音声スタッフは、テレビやラジオの制作の現場で、たくさんの音を聞き分けながら収録しなければいけません。

そのため、高音から低音まで「どんな音でも聞き取れる」という人のほうが向いています。

中耳炎や難聴など、耳の病気を経験している人は、事前に聴力検査をして自分の状態を確認しておくことが大切です。

また、ロケや収録の際にはディレクターやカメラマンのサポートをすることが多いので、気配り上手な人が重宝されます

撮影の際に邪魔にならない位置取りができて、自分の仕事をきっちりこなすことができる人は、さまざまな現場に呼ばれやすくなるようです。

音声スタッフ志望動機・目指すきっかけ

音を通して番組制作に携わりたい

カメラマンやディレクターとは異なり、音声スタッフはアルバイトやパートの求人がたくさんあります。

未経験者も歓迎であることが多いので、「テレビやラジオの制作現場で働いてみたい」という学生が応募することが珍しくありません。

このようにして音声スタッフのアルバイトやパートとして働いたことがきっかけで、この仕事の面白さに気付く人が多いようです。

学生時代にはアルバイトとして働き、卒業後にそのまま番組制作会社の社員として入社するというケースも多々あります。
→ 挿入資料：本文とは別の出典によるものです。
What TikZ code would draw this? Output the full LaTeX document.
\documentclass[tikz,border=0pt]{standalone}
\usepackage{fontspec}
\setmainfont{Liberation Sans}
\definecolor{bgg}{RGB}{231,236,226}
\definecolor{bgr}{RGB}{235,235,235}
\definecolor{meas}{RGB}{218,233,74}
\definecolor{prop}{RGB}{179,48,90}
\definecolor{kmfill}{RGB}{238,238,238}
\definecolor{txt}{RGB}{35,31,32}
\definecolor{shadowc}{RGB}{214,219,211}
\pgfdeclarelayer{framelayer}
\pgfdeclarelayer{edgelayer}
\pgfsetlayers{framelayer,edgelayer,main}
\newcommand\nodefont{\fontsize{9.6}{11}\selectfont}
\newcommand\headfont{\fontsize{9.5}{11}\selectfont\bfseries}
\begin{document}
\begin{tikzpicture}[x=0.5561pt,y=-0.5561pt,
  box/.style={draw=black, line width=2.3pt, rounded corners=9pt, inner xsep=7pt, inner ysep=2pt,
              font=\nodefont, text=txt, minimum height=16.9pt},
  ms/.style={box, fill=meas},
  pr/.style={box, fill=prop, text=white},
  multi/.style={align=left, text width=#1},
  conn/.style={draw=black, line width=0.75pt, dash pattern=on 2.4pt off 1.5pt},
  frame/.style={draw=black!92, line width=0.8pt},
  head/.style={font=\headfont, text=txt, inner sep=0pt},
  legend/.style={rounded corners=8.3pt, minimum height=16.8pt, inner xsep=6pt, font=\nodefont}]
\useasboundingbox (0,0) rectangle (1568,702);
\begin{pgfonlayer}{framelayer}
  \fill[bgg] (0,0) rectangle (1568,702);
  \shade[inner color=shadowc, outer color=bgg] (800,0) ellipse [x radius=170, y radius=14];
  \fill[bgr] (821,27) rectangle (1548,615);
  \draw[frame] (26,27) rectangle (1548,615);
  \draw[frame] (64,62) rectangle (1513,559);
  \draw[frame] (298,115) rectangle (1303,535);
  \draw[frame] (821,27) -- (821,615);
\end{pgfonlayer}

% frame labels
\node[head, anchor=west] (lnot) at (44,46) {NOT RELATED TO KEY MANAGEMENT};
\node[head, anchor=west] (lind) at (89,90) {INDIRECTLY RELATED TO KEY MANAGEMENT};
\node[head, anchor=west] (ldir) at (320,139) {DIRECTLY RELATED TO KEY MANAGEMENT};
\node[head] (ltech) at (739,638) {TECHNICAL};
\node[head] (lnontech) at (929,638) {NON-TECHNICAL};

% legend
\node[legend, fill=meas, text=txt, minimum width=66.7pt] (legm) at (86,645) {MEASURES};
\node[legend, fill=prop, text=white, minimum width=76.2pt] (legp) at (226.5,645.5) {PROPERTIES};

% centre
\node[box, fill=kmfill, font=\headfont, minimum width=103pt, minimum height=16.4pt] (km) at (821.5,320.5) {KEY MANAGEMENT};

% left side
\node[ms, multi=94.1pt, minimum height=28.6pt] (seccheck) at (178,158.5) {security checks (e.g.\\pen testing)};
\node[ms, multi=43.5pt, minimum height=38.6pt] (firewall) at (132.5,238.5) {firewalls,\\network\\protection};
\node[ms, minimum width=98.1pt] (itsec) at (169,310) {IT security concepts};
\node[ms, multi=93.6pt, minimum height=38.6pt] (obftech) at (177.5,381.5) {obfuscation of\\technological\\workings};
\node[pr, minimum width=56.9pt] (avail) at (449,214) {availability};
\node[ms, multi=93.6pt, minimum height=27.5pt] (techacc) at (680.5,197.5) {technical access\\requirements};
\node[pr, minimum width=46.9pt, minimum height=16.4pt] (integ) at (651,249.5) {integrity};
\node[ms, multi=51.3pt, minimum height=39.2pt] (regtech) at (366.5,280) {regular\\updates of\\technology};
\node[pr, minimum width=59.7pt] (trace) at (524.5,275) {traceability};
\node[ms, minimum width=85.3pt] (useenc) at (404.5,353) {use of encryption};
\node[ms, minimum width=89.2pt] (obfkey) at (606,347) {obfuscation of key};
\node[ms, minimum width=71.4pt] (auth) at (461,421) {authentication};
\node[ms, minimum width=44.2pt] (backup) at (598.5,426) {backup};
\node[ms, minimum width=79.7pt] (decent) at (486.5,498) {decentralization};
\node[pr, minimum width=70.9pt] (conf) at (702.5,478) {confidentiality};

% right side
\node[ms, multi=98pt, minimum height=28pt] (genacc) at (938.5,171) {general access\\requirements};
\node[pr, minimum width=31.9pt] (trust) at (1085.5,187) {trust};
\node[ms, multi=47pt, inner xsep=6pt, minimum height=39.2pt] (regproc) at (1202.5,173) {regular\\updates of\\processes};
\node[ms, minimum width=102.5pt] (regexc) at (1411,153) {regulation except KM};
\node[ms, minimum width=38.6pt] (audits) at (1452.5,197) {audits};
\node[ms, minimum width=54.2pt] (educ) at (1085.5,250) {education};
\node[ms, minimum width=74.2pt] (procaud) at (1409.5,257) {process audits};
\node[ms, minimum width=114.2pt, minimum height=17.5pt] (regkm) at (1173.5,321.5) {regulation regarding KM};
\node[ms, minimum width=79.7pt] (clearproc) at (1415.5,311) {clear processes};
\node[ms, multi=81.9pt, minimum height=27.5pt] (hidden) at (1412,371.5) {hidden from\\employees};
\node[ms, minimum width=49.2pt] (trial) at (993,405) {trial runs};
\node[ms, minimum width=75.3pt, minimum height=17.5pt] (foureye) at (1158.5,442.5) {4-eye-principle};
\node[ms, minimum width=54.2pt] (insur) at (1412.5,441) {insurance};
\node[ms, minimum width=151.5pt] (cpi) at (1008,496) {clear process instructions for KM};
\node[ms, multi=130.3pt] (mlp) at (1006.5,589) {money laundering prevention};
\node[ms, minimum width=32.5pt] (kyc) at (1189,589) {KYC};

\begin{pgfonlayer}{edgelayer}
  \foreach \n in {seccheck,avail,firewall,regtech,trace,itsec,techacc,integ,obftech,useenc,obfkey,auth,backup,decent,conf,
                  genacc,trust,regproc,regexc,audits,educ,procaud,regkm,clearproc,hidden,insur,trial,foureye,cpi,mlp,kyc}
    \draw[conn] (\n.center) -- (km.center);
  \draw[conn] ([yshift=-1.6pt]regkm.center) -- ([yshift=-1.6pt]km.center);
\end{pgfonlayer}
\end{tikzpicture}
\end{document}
決して目立つ仕事ではありませんが、ものづくりの喜びややりがいを感じられる仕事であるという点から志望する人もいます。

音声スタッフの雇用形態・働き方

正社員からアルバイトまでさまざまな雇用形態

音声スタッフの雇用形態は、正社員からアルバイトまでさまざまです。

番組制作会社やプロダクション、音響の専門会社で正社員として雇われている人。

上記の企業に契約社員として雇われている人。

さらにアルバイトやパートとして雇われている人もいます。

最初の数年間はアルバイトや契約社員として働き、スキルが身についたら正社員に登用されるというケースもあるようです。

この他にも、テレビ局やラジオ局から直接アルバイトやパートとして雇用されている人もいます。
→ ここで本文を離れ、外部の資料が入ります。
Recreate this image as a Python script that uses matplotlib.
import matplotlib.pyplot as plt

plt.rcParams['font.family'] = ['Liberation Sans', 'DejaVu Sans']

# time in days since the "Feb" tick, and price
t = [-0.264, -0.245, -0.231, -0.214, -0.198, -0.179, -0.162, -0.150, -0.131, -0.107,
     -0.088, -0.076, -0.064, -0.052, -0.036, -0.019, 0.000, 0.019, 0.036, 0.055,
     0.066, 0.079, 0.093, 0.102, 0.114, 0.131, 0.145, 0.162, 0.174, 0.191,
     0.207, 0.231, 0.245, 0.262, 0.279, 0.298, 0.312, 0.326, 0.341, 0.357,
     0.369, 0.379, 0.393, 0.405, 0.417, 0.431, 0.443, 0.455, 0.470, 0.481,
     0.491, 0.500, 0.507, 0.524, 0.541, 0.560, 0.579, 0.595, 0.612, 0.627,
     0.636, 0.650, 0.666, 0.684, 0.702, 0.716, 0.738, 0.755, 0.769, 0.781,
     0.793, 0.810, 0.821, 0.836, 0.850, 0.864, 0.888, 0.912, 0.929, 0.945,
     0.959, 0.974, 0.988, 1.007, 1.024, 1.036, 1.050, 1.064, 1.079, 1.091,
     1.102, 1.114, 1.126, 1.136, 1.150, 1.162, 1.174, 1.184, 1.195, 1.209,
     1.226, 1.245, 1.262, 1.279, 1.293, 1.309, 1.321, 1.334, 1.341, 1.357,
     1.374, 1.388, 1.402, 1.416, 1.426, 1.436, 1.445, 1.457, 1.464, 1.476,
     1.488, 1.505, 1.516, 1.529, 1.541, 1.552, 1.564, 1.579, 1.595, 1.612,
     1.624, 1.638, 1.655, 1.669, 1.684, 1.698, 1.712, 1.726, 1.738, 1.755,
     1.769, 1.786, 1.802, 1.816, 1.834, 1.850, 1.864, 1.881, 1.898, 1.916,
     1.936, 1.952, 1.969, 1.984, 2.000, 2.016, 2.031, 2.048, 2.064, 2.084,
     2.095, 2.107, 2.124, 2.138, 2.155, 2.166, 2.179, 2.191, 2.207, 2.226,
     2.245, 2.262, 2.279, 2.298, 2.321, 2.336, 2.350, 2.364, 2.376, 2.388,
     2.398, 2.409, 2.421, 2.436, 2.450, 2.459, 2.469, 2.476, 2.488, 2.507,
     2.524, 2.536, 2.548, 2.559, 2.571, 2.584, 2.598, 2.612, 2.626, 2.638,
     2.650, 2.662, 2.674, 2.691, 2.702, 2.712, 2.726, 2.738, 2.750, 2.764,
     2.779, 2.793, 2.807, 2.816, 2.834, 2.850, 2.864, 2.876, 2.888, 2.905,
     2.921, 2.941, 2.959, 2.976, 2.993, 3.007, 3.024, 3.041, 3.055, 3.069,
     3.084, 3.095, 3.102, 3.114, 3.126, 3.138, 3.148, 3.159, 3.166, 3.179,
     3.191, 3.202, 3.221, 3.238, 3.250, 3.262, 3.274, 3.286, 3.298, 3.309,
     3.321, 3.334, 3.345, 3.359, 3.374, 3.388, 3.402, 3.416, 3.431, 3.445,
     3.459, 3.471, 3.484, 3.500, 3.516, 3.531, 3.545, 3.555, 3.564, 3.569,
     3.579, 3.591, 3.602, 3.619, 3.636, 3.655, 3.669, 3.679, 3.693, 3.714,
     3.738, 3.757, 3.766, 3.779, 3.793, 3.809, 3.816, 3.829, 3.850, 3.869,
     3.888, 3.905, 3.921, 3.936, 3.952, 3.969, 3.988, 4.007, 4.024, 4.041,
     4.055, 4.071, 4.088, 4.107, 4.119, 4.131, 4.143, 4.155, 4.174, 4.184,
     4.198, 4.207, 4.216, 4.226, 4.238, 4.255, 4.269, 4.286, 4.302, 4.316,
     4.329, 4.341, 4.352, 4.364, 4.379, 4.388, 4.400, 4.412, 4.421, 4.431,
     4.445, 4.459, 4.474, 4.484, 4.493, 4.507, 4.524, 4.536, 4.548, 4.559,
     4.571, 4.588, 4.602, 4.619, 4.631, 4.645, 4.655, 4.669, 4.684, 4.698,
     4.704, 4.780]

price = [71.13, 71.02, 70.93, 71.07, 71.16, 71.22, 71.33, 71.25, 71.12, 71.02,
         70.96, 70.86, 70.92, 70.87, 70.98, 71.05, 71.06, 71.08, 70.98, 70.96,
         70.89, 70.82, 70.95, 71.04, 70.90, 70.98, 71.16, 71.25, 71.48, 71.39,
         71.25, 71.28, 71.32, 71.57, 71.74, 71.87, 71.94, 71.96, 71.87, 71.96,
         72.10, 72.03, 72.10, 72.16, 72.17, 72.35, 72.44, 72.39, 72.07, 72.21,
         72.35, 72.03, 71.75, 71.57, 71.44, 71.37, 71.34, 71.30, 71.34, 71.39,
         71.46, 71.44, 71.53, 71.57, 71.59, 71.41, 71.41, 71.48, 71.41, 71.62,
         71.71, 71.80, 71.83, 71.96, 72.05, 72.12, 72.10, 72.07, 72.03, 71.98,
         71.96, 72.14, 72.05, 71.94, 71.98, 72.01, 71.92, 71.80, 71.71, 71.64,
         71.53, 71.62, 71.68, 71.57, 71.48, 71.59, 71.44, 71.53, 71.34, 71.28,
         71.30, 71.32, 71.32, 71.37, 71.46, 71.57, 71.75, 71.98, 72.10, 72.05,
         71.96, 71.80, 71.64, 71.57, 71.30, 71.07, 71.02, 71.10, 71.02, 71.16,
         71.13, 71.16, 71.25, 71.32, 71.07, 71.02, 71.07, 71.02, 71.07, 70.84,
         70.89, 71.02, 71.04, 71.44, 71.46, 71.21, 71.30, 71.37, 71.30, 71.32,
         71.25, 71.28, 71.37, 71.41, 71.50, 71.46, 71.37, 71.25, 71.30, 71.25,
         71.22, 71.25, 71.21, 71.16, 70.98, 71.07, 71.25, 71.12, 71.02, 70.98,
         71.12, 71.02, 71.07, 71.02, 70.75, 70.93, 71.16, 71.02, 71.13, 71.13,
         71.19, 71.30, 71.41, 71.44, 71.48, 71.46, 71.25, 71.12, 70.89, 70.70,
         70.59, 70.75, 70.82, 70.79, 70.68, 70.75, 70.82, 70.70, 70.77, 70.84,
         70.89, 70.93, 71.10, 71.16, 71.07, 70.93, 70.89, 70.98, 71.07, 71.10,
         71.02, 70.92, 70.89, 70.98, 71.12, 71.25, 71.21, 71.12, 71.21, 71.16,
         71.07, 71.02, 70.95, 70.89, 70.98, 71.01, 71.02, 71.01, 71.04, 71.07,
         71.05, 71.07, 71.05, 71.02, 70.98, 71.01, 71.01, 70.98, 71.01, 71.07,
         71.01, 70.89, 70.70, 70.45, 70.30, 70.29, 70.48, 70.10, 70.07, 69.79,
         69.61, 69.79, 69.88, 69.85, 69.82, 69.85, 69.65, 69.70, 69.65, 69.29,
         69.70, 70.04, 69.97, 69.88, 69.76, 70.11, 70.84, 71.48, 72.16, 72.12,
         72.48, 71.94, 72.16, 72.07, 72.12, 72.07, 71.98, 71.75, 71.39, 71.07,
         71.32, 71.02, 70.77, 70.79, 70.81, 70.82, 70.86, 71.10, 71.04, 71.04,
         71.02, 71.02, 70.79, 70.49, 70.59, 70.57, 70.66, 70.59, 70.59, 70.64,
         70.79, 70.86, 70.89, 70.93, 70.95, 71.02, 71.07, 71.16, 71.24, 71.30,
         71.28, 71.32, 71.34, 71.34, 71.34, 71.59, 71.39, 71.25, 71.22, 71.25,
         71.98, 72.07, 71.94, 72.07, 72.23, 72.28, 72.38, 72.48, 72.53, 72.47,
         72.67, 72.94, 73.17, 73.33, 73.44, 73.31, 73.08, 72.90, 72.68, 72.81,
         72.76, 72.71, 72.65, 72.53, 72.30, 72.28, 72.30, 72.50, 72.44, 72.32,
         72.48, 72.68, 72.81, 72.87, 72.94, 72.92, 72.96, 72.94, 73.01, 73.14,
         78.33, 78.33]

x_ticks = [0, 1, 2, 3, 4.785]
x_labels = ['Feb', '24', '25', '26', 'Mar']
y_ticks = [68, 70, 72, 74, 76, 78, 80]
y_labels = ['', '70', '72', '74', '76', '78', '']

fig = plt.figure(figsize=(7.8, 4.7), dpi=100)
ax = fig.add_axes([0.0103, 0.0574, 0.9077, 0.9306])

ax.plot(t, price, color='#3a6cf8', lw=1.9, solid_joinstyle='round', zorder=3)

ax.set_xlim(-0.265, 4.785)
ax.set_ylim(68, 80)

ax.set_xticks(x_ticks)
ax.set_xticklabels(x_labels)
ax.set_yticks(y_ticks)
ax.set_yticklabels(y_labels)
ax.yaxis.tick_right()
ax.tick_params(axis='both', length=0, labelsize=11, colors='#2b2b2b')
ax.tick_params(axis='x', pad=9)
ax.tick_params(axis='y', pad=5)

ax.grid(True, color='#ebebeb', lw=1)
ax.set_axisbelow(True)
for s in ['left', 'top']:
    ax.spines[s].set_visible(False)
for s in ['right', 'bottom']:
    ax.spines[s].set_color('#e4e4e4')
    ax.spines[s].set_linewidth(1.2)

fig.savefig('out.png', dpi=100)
フリーランスの音声スタッフとして活躍している人もいますが、実力や人脈がある人でなければ安定した収入を得ることは難しいでしょう。

音声スタッフの勤務時間・休日・生活

担当している番組に合わせて生活

音声スタッフの勤務時間は、担当している番組によって大きく異なります。

スタジオでの番組収録を担当している人は、収録スケジュールに合わせて出勤することになります。

朝の情報番組を担当している人は早朝に出勤し、夜のニュース番組を担当している人は夕方に出勤するという具合です。

一方で、屋外でのロケ番組を担当している人は、日帰りで遠方に出かけたり、長期の出張になったりすることが珍しくありません。

旅番組やドキュメンタリー番組は、撮影のタイミングを逃さないことが大切です。

「ロケが無事に終わるまでは休みがない」ということも珍しくありません。

連続した勤務のあとにまとめて休みをもらうこともあります。

クリエイティブな仕事に携わるぶん、スケジュールが流動的になることは覚悟したほうがよいでしょう。

音声スタッフの求人・就職状況・需要

非正規の雇用が多い傾向

音声スタッフの求人は、正規雇用ではなく、非正規の雇用が多い傾向があります。

テレビ業界全体にいえることなのですが、番組制作が外注されていることが多く、予算があまり潤沢ではないことが多いのです。

そのため、経費を抑える目的から、音声スタッフは正社員ではなく契約社員として雇うことが珍しくありません。

企業によっては、ロケや収録の仕事があるときだけ、単発で音声スタッフのアルバイトを雇うケースもあります。

音声スタッフとして正社員を目指したいという人にとっては、厳しい状況といえるでしょう。

しかし、契約社員やアルバイトとして現場で働くうちに正規雇用されるケースもあります。

諦めずにチャンスを待つことが大切です。

音声スタッフの転職状況・未経験採用

未経験者を歓迎する企業も

音声スタッフは、未経験者が転職で目指すにあたってのハードルが高くないといわれている職業です。

この仕事をするために特別に必要とされる資格や免許がないこと。

学歴や出身学部に関するルールがないこと。

年齢や性別に関係なく活躍できること。

こうしたことから「熱意さえあれば未経験者でも歓迎」としている制作会社やプロダクションが多いのです。

「テレビやラジオの制作現場に携わりたい」「音に関する仕事がしたい」という思いがある人は、チャレンジしてみるとよいでしょう。

ただし、ロケや収録が長引けば重労働になることは間違いありませんし、さまざまな音を聞き取ることができる聴力も求められます。

自分の体力と聴力に自信がある人であれば、転職しやすいのではないでしょうか。